Rebecca Hammer, who directs the government-funded Chesapeake Bay Program, said the survey “confirms that the people of the Chesapeake Bay watershed see the Bay as a special place — a national treasure that deserves to be protected and restored.”

In Delaware, environmental authorities discovered a nasty holiday surprise: manure seeping from a closed veal farm, more nutrient pollution headed for Chesapeake Bay via the Choptank River.

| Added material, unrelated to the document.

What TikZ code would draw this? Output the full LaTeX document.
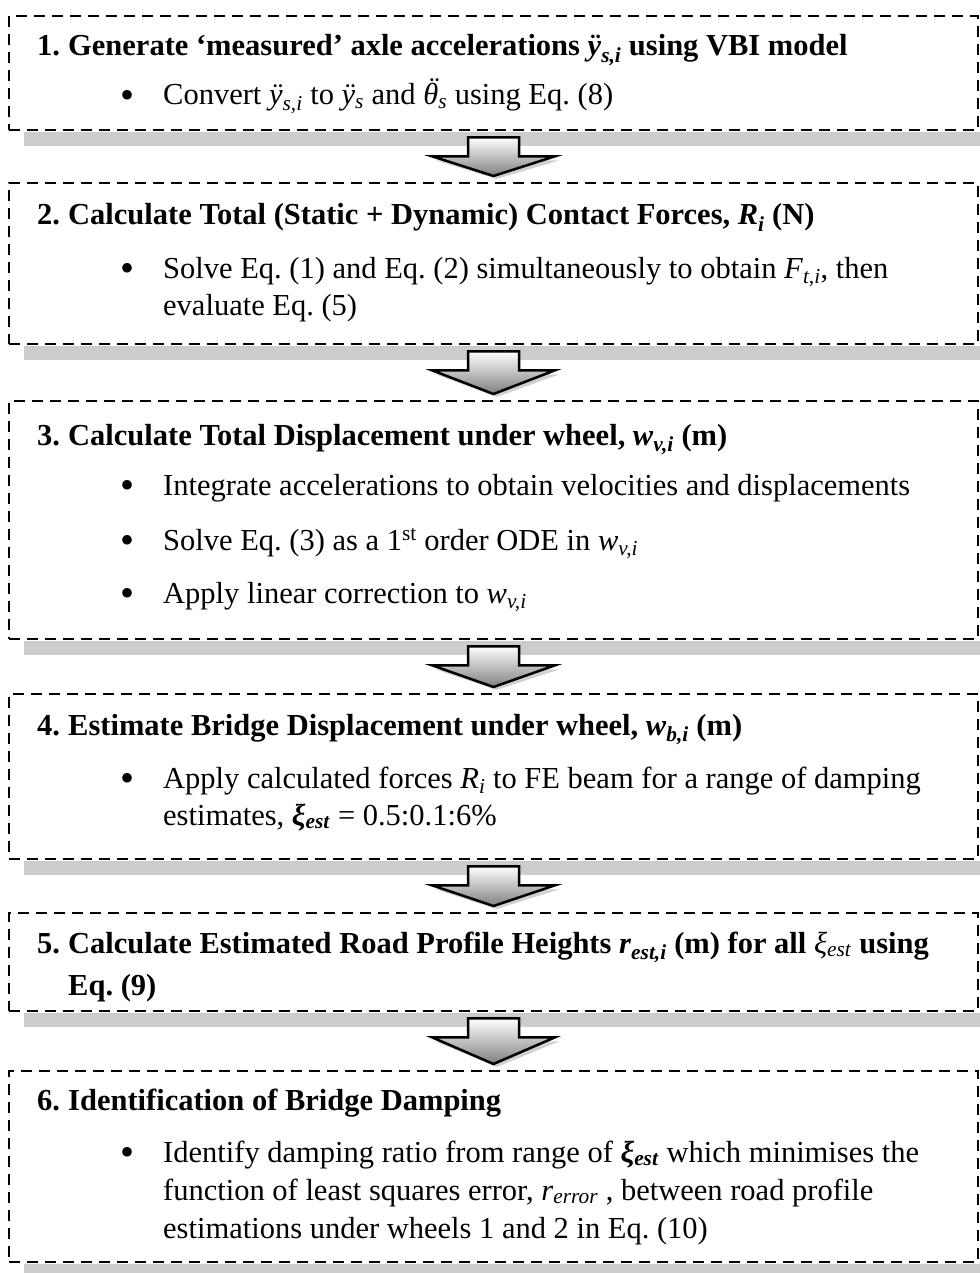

The New Jersey businessman who owns the defunct Delaware Veal Farms said he would pay for the $150-an-hour emergency cleanup now underway, the Wilmington News Journal reported …

In Germany, holiday revelers are having quite a party thanks to beer selling for as little as a nickel a can. “Germany foams over with joy!” trumpeted Bild newspaper last weekend, describing how merchants are clearing their shelves of old bottles and cans to get ready for a new national law requiring deposits of a quarter or 50 cents for every container …

Our Creature Feature comes from India, the only country we know that could produce a news story that began as follows: “A herd of drunken elephants driven berserk by country liquor trampled to death six people.”

The Reuters story, published just before Christmas, went on to say that development has destroyed the habitat for hundreds of elephants. It added this odd note: When invading rural villages, the elephants head straight for barrels of home-brewed rice liquor.